● **GOAL**:
Set the listing down again exactly, please, apart from its pictures.

● **INFORMATION SUPPLIED**:
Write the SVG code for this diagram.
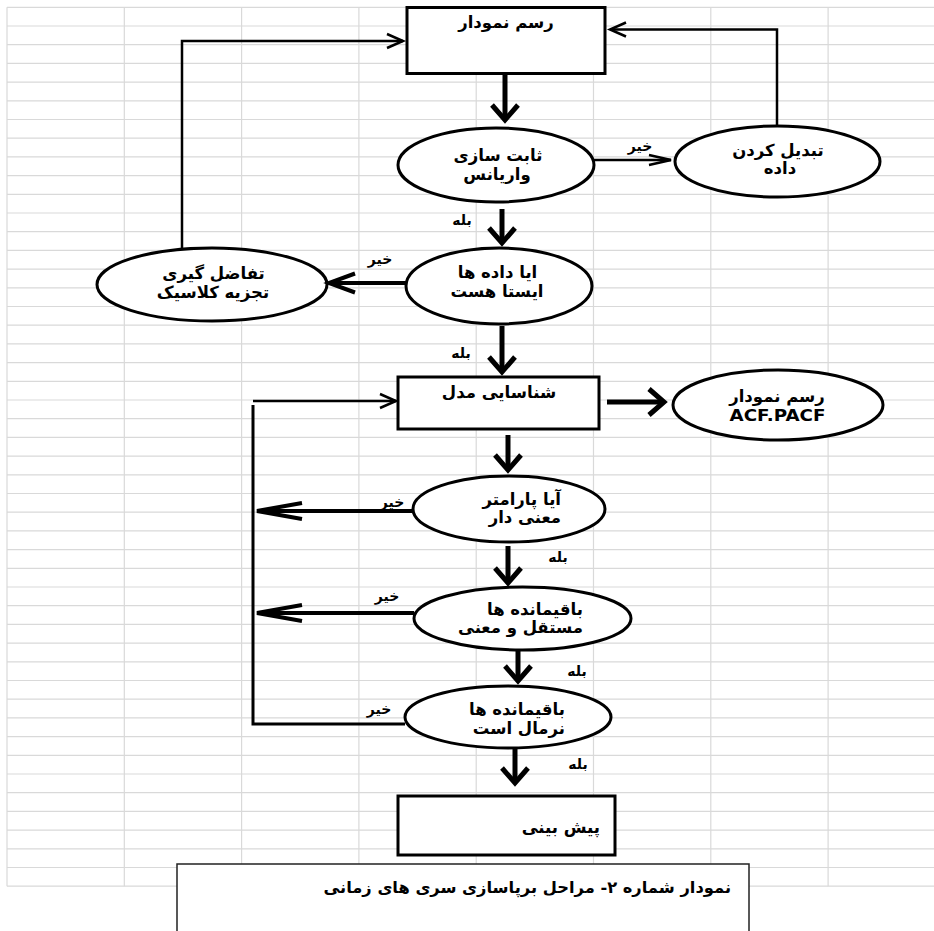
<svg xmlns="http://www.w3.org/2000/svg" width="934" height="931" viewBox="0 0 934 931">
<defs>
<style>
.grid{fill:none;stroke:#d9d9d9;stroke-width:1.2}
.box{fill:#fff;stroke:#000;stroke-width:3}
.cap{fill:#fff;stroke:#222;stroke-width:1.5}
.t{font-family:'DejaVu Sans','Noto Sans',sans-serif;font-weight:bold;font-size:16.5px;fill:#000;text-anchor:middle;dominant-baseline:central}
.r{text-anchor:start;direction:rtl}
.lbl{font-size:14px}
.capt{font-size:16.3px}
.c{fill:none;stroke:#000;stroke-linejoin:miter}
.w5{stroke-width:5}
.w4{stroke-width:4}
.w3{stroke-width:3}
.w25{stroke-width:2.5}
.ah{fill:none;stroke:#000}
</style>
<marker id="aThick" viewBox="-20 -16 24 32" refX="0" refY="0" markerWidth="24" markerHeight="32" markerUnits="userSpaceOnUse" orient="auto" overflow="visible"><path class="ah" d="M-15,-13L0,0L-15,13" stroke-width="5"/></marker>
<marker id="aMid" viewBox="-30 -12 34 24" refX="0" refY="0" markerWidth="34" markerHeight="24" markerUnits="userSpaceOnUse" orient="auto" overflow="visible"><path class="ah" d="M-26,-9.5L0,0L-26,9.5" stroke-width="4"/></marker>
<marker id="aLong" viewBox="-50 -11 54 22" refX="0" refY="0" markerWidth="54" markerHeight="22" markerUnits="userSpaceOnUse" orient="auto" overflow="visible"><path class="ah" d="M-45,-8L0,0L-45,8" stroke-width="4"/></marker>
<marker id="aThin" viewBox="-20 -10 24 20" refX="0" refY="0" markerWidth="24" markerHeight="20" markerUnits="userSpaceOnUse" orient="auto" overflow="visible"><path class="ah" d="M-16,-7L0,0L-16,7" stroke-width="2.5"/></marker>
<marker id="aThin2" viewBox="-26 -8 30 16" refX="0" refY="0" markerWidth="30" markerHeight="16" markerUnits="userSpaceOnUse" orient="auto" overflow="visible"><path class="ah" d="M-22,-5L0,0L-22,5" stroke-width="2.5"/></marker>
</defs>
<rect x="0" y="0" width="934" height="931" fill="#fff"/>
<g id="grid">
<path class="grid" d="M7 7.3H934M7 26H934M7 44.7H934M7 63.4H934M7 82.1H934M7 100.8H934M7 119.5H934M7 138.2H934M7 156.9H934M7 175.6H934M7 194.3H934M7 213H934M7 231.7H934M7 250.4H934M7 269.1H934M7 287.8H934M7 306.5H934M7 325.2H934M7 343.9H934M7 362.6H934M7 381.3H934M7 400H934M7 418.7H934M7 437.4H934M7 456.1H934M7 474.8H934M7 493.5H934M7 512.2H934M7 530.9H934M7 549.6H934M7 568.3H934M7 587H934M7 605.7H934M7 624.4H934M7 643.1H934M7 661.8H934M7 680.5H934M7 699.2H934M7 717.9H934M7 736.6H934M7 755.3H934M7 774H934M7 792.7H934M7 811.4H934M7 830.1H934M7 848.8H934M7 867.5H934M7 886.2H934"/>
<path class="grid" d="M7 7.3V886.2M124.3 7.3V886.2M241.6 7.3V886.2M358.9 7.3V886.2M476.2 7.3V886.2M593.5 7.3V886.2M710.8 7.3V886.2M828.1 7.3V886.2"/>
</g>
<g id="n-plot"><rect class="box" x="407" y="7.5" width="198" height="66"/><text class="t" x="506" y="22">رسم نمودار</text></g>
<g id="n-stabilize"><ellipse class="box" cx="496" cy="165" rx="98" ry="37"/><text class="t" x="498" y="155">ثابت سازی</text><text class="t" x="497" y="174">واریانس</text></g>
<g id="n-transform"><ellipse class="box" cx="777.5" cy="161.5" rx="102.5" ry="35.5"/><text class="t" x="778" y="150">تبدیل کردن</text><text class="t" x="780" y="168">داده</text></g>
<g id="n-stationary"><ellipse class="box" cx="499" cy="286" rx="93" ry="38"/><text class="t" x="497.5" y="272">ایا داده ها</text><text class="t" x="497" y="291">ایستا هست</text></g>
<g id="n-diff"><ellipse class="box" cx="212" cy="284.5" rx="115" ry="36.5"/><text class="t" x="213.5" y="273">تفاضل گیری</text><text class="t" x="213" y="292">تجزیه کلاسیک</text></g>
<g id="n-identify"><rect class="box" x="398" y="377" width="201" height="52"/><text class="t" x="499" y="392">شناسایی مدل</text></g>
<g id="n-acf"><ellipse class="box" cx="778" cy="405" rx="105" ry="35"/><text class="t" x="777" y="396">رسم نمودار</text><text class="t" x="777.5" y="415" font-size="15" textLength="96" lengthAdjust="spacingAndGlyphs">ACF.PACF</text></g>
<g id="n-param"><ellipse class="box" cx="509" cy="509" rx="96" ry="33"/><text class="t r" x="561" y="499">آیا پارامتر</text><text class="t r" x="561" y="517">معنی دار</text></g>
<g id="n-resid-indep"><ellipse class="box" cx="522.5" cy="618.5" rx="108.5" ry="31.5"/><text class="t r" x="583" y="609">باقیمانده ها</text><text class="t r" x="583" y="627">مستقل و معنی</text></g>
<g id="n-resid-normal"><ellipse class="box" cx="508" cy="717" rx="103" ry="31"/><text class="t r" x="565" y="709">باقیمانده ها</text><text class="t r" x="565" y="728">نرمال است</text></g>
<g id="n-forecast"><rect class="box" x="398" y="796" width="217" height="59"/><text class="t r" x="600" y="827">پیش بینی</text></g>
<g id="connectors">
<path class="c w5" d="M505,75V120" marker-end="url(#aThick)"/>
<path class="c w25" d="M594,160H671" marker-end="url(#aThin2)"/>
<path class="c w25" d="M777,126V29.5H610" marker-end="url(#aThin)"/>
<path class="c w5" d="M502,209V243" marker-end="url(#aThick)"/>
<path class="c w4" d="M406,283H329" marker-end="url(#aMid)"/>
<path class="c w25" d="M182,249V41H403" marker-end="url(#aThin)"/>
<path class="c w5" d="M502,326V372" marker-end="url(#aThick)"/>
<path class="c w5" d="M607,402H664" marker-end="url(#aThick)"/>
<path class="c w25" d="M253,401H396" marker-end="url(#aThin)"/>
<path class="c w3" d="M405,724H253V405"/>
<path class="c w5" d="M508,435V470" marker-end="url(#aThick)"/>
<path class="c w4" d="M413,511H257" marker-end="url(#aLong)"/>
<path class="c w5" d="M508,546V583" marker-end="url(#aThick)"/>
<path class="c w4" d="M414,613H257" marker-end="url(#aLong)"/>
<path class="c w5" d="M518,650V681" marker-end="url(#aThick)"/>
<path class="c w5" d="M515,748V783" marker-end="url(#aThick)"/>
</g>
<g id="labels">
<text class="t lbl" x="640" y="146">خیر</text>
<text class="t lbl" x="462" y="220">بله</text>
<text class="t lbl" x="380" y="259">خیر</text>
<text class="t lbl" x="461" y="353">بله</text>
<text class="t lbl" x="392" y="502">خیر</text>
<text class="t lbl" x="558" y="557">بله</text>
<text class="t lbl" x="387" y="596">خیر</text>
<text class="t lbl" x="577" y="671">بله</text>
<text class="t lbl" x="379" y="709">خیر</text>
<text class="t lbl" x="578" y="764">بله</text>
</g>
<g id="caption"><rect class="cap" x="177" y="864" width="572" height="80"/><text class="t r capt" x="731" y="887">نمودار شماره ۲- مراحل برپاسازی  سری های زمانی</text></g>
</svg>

● **REPLY**:
Write the SVG code for this diagram.
<svg xmlns="http://www.w3.org/2000/svg" width="934" height="931" viewBox="0 0 934 931">
<defs>
<style>
.grid{fill:none;stroke:#d9d9d9;stroke-width:1.2}
.box{fill:#fff;stroke:#000;stroke-width:3}
.cap{fill:#fff;stroke:#222;stroke-width:1.5}
.t{font-family:'DejaVu Sans','Noto Sans',sans-serif;font-weight:bold;font-size:16.5px;fill:#000;text-anchor:middle;dominant-baseline:central}
.r{text-anchor:start;direction:rtl}
.lbl{font-size:14px}
.capt{font-size:16.3px}
.c{fill:none;stroke:#000;stroke-linejoin:miter}
.w5{stroke-width:5}
.w4{stroke-width:4}
.w3{stroke-width:3}
.w25{stroke-width:2.5}
.ah{fill:none;stroke:#000}
</style>
<marker id="aThick" viewBox="-20 -16 24 32" refX="0" refY="0" markerWidth="24" markerHeight="32" markerUnits="userSpaceOnUse" orient="auto" overflow="visible"><path class="ah" d="M-15,-13L0,0L-15,13" stroke-width="5"/></marker>
<marker id="aMid" viewBox="-30 -12 34 24" refX="0" refY="0" markerWidth="34" markerHeight="24" markerUnits="userSpaceOnUse" orient="auto" overflow="visible"><path class="ah" d="M-26,-9.5L0,0L-26,9.5" stroke-width="4"/></marker>
<marker id="aLong" viewBox="-50 -11 54 22" refX="0" refY="0" markerWidth="54" markerHeight="22" markerUnits="userSpaceOnUse" orient="auto" overflow="visible"><path class="ah" d="M-45,-8L0,0L-45,8" stroke-width="4"/></marker>
<marker id="aThin" viewBox="-20 -10 24 20" refX="0" refY="0" markerWidth="24" markerHeight="20" markerUnits="userSpaceOnUse" orient="auto" overflow="visible"><path class="ah" d="M-16,-7L0,0L-16,7" stroke-width="2.5"/></marker>
<marker id="aThin2" viewBox="-26 -8 30 16" refX="0" refY="0" markerWidth="30" markerHeight="16" markerUnits="userSpaceOnUse" orient="auto" overflow="visible"><path class="ah" d="M-22,-5L0,0L-22,5" stroke-width="2.5"/></marker>
</defs>
<rect x="0" y="0" width="934" height="931" fill="#fff"/>
<g id="grid">
<path class="grid" d="M7 7.3H934M7 26H934M7 44.7H934M7 63.4H934M7 82.1H934M7 100.8H934M7 119.5H934M7 138.2H934M7 156.9H934M7 175.6H934M7 194.3H934M7 213H934M7 231.7H934M7 250.4H934M7 269.1H934M7 287.8H934M7 306.5H934M7 325.2H934M7 343.9H934M7 362.6H934M7 381.3H934M7 400H934M7 418.7H934M7 437.4H934M7 456.1H934M7 474.8H934M7 493.5H934M7 512.2H934M7 530.9H934M7 549.6H934M7 568.3H934M7 587H934M7 605.7H934M7 624.4H934M7 643.1H934M7 661.8H934M7 680.5H934M7 699.2H934M7 717.9H934M7 736.6H934M7 755.3H934M7 774H934M7 792.7H934M7 811.4H934M7 830.1H934M7 848.8H934M7 867.5H934M7 886.2H934"/>
<path class="grid" d="M7 7.3V886.2M124.3 7.3V886.2M241.6 7.3V886.2M358.9 7.3V886.2M476.2 7.3V886.2M593.5 7.3V886.2M710.8 7.3V886.2M828.1 7.3V886.2"/>
</g>
<g id="n-plot"><rect class="box" x="407" y="7.5" width="198" height="66"/><text class="t" x="506" y="22">رسم نمودار</text></g>
<g id="n-stabilize"><ellipse class="box" cx="496" cy="165" rx="98" ry="37"/><text class="t" x="498" y="155">ثابت سازی</text><text class="t" x="497" y="174">واریانس</text></g>
<g id="n-transform"><ellipse class="box" cx="777.5" cy="161.5" rx="102.5" ry="35.5"/><text class="t" x="778" y="150">تبدیل کردن</text><text class="t" x="780" y="168">داده</text></g>
<g id="n-stationary"><ellipse class="box" cx="499" cy="286" rx="93" ry="38"/><text class="t" x="497.5" y="272">ایا داده ها</text><text class="t" x="497" y="291">ایستا هست</text></g>
<g id="n-diff"><ellipse class="box" cx="212" cy="284.5" rx="115" ry="36.5"/><text class="t" x="213.5" y="273">تفاضل گیری</text><text class="t" x="213" y="292">تجزیه کلاسیک</text></g>
<g id="n-identify"><rect class="box" x="398" y="377" width="201" height="52"/><text class="t" x="499" y="392">شناسایی مدل</text></g>
<g id="n-acf"><ellipse class="box" cx="778" cy="405" rx="105" ry="35"/><text class="t" x="777" y="396">رسم نمودار</text><text class="t" x="777.5" y="415" font-size="15" textLength="96" lengthAdjust="spacingAndGlyphs">ACF.PACF</text></g>
<g id="n-param"><ellipse class="box" cx="509" cy="509" rx="96" ry="33"/><text class="t r" x="561" y="499">آیا پارامتر</text><text class="t r" x="561" y="517">معنی دار</text></g>
<g id="n-resid-indep"><ellipse class="box" cx="522.5" cy="618.5" rx="108.5" ry="31.5"/><text class="t r" x="583" y="609">باقیمانده ها</text><text class="t r" x="583" y="627">مستقل و معنی</text></g>
<g id="n-resid-normal"><ellipse class="box" cx="508" cy="717" rx="103" ry="31"/><text class="t r" x="565" y="709">باقیمانده ها</text><text class="t r" x="565" y="728">نرمال است</text></g>
<g id="n-forecast"><rect class="box" x="398" y="796" width="217" height="59"/><text class="t r" x="600" y="827">پیش بینی</text></g>
<g id="connectors">
<path class="c w5" d="M505,75V120" marker-end="url(#aThick)"/>
<path class="c w25" d="M594,160H671" marker-end="url(#aThin2)"/>
<path class="c w25" d="M777,126V29.5H610" marker-end="url(#aThin)"/>
<path class="c w5" d="M502,209V243" marker-end="url(#aThick)"/>
<path class="c w4" d="M406,283H329" marker-end="url(#aMid)"/>
<path class="c w25" d="M182,249V41H403" marker-end="url(#aThin)"/>
<path class="c w5" d="M502,326V372" marker-end="url(#aThick)"/>
<path class="c w5" d="M607,402H664" marker-end="url(#aThick)"/>
<path class="c w25" d="M253,401H396" marker-end="url(#aThin)"/>
<path class="c w3" d="M405,724H253V405"/>
<path class="c w5" d="M508,435V470" marker-end="url(#aThick)"/>
<path class="c w4" d="M413,511H257" marker-end="url(#aLong)"/>
<path class="c w5" d="M508,546V583" marker-end="url(#aThick)"/>
<path class="c w4" d="M414,613H257" marker-end="url(#aLong)"/>
<path class="c w5" d="M518,650V681" marker-end="url(#aThick)"/>
<path class="c w5" d="M515,748V783" marker-end="url(#aThick)"/>
</g>
<g id="labels">
<text class="t lbl" x="640" y="146">خیر</text>
<text class="t lbl" x="462" y="220">بله</text>
<text class="t lbl" x="380" y="259">خیر</text>
<text class="t lbl" x="461" y="353">بله</text>
<text class="t lbl" x="392" y="502">خیر</text>
<text class="t lbl" x="558" y="557">بله</text>
<text class="t lbl" x="387" y="596">خیر</text>
<text class="t lbl" x="577" y="671">بله</text>
<text class="t lbl" x="379" y="709">خیر</text>
<text class="t lbl" x="578" y="764">بله</text>
</g>
<g id="caption"><rect class="cap" x="177" y="864" width="572" height="80"/><text class="t r capt" x="731" y="887">نمودار شماره ۲- مراحل برپاسازی  سری های زمانی</text></g>
</svg>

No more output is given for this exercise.